Paul Deschanel, un président en pyjama
Paul Deschanel est élu président de la République française en 1920. La même année, il présente des premiers symptômes de troubles mentaux. Atteint très sûrement de dépression et de démence, il passe une grande partie de son temps à l’Élysée à l’abri des regards. Même si son pouvoir est finalement limité, le surmenage que lui confère sa fonction aggrave ses crises d’angoisse et ses insomnies.
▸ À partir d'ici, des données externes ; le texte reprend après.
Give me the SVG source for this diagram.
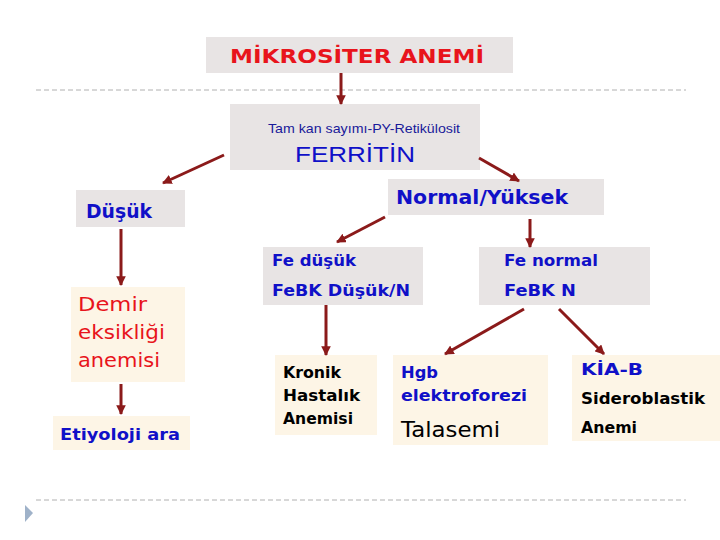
<svg xmlns="http://www.w3.org/2000/svg" width="720" height="540" viewBox="0 0 720 540">
<defs>
<marker id="ah" viewBox="0 0 10 10" refX="9" refY="5" markerWidth="3.2" markerHeight="3.2" orient="auto" markerUnits="strokeWidth">
<path d="M0,0 L10,5 L0,10 z" fill="#8b1a1a"/>
</marker>
<style>
.g{fill:#e8e4e4}
.c{fill:#fdf5e6}
.t{font-family:"DejaVu Sans","Liberation Sans",sans-serif;font-weight:bold}
.n{font-weight:normal}
.b{fill:#1010c8}
.r{fill:#e8141c}
.k{fill:#000}
.a{font-family:"Liberation Sans",Arial,sans-serif}
.con line{stroke:#8b1a1a;stroke-width:3;marker-end:url(#ah)}
.dash{stroke:#b0b0b0;stroke-width:1;stroke-dasharray:5,3}
</style>
</defs>
<rect width="720" height="540" fill="#fff"/>
<line class="dash" x1="36" y1="90" x2="686" y2="90"/>
<line class="dash" x1="36" y1="500" x2="686" y2="500"/>
<polygon points="25,505 33,513 25,522" fill="#9fb2c9"/>

<g id="title"><rect class="g" x="206" y="37" width="307" height="36"/>
<text class="t r" x="230" y="63" font-size="20" textLength="254" lengthAdjust="spacingAndGlyphs">MİKROSİTER ANEMİ</text></g>

<g id="ferritin"><rect class="g" x="230" y="104" width="250" height="66"/>
<text class="a" x="268" y="133" font-size="13" fill="#1a1a9a" textLength="192" lengthAdjust="spacingAndGlyphs">Tam kan sayımı-PY-Retikülosit</text>
<text class="a" x="295" y="162" font-size="22" fill="#1010c8" textLength="120" lengthAdjust="spacingAndGlyphs">FERRİTİN</text></g>

<g id="dusuk"><rect class="g" x="76" y="190" width="109" height="37"/>
<text class="t b" x="86" y="218" font-size="20" textLength="66" lengthAdjust="spacingAndGlyphs">Düşük</text></g>

<g id="normal"><rect class="g" x="388" y="179" width="216" height="36"/>
<text class="t b" x="396" y="204" font-size="20" textLength="172" lengthAdjust="spacingAndGlyphs">Normal/Yüksek</text></g>

<g id="demir"><rect class="c" x="71" y="287" width="114" height="95"/>
<text class="t n r" font-size="20"><tspan x="78" y="311" textLength="69" lengthAdjust="spacingAndGlyphs">Demir</tspan><tspan x="78" y="339" textLength="87" lengthAdjust="spacingAndGlyphs">eksikliği</tspan><tspan x="78" y="367" textLength="82" lengthAdjust="spacingAndGlyphs">anemisi</tspan></text></g>

<g id="etiyoloji"><rect class="c" x="53" y="416" width="137" height="34"/>
<text class="t b" x="60" y="440" font-size="16" textLength="120" lengthAdjust="spacingAndGlyphs">Etiyoloji ara</text></g>

<g id="fedusuk"><rect class="g" x="263" y="247" width="160" height="58"/>
<text class="t b" font-size="16"><tspan x="272" y="266" textLength="84" lengthAdjust="spacingAndGlyphs">Fe düşük</tspan><tspan x="272" y="296" textLength="138" lengthAdjust="spacingAndGlyphs">FeBK Düşük/N</tspan></text></g>

<g id="fenormal"><rect class="g" x="479" y="247" width="171" height="58"/>
<text class="t b" font-size="16"><tspan x="504" y="266" textLength="94" lengthAdjust="spacingAndGlyphs">Fe normal</tspan><tspan x="504" y="296" textLength="72" lengthAdjust="spacingAndGlyphs">FeBK N</tspan></text></g>

<g id="kronik"><rect class="c" x="275" y="355" width="102" height="80"/>
<text class="t k" font-size="16"><tspan x="283" y="378" textLength="58" lengthAdjust="spacingAndGlyphs">Kronik</tspan><tspan x="283" y="401" textLength="77" lengthAdjust="spacingAndGlyphs">Hastalık</tspan><tspan x="283" y="424" textLength="70" lengthAdjust="spacingAndGlyphs">Anemisi</tspan></text></g>

<g id="hgb"><rect class="c" x="393" y="355" width="155" height="90"/>
<text class="t b" font-size="16"><tspan x="401" y="378" textLength="37" lengthAdjust="spacingAndGlyphs">Hgb</tspan><tspan x="401" y="401" textLength="126" lengthAdjust="spacingAndGlyphs">elektroforezi</tspan></text>
<text class="t n k" x="401" y="437" font-size="21" textLength="99" lengthAdjust="spacingAndGlyphs">Talasemi</text></g>

<g id="kiab"><rect class="c" x="572" y="355" width="148" height="86"/>
<text class="t b" x="581" y="375" font-size="16" textLength="62" lengthAdjust="spacingAndGlyphs">KİA-B</text>
<text class="t k" font-size="16"><tspan x="581" y="404" textLength="124" lengthAdjust="spacingAndGlyphs">Sideroblastik</tspan><tspan x="581" y="433" textLength="56" lengthAdjust="spacingAndGlyphs">Anemi</tspan></text></g>

<g id="connectors" class="con">
<line x1="341" y1="73" x2="341" y2="104"/>
<line x1="224" y1="155" x2="163" y2="183"/>
<line x1="479" y1="158" x2="519" y2="181"/>
<line x1="121" y1="229" x2="121" y2="285"/>
<line x1="121" y1="384" x2="121" y2="414"/>
<line x1="385" y1="217" x2="337" y2="242"/>
<line x1="530" y1="219" x2="530" y2="247"/>
<line x1="326" y1="305" x2="326" y2="355"/>
<line x1="524" y1="309" x2="445" y2="354"/>
<line x1="559" y1="309" x2="604" y2="354"/>
</g>
</svg>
Des rumeurs circulent sur le fait qu’il reçoit des invités imaginaires ou qu’il se prend pour un corbeau. Il prend également l’habitude de signer des décrets du nom de Napoléon. L’épisode le plus marquant de sa folie et qui fait la une des journaux concerne une aventure qui lui est arrivée dans la nuit du 23 au 24 mai 1920 alors qu’il était en déplacement. Dans un train de nuit qui doit le conduire à Montbrison pour inaugurer une statue, il tombe de la fenêtre du train en marche. À peine blessé, il longe ensuite les rails en pyjama et à pied avant de tomber sur un ouvrier qui l’emmène à un poste de garde-barrière. Il s’avère que le président souffre du syndrome d’Elpénor, trouble qui peut entraîner une confusion spatiale et temporelle et des comportements semi-automatiques. Le lendemain, Paul Deschanel préside toutefois le conseil des ministres. Cependant, la nouvelle s’est déjà répandue et des chansons reprennent même cet épisode.
Son état de santé ne s’améliore pas et le pousse à démissionner en septembre 1920 après sept mois de présidence. Il meurt deux ans plus tard.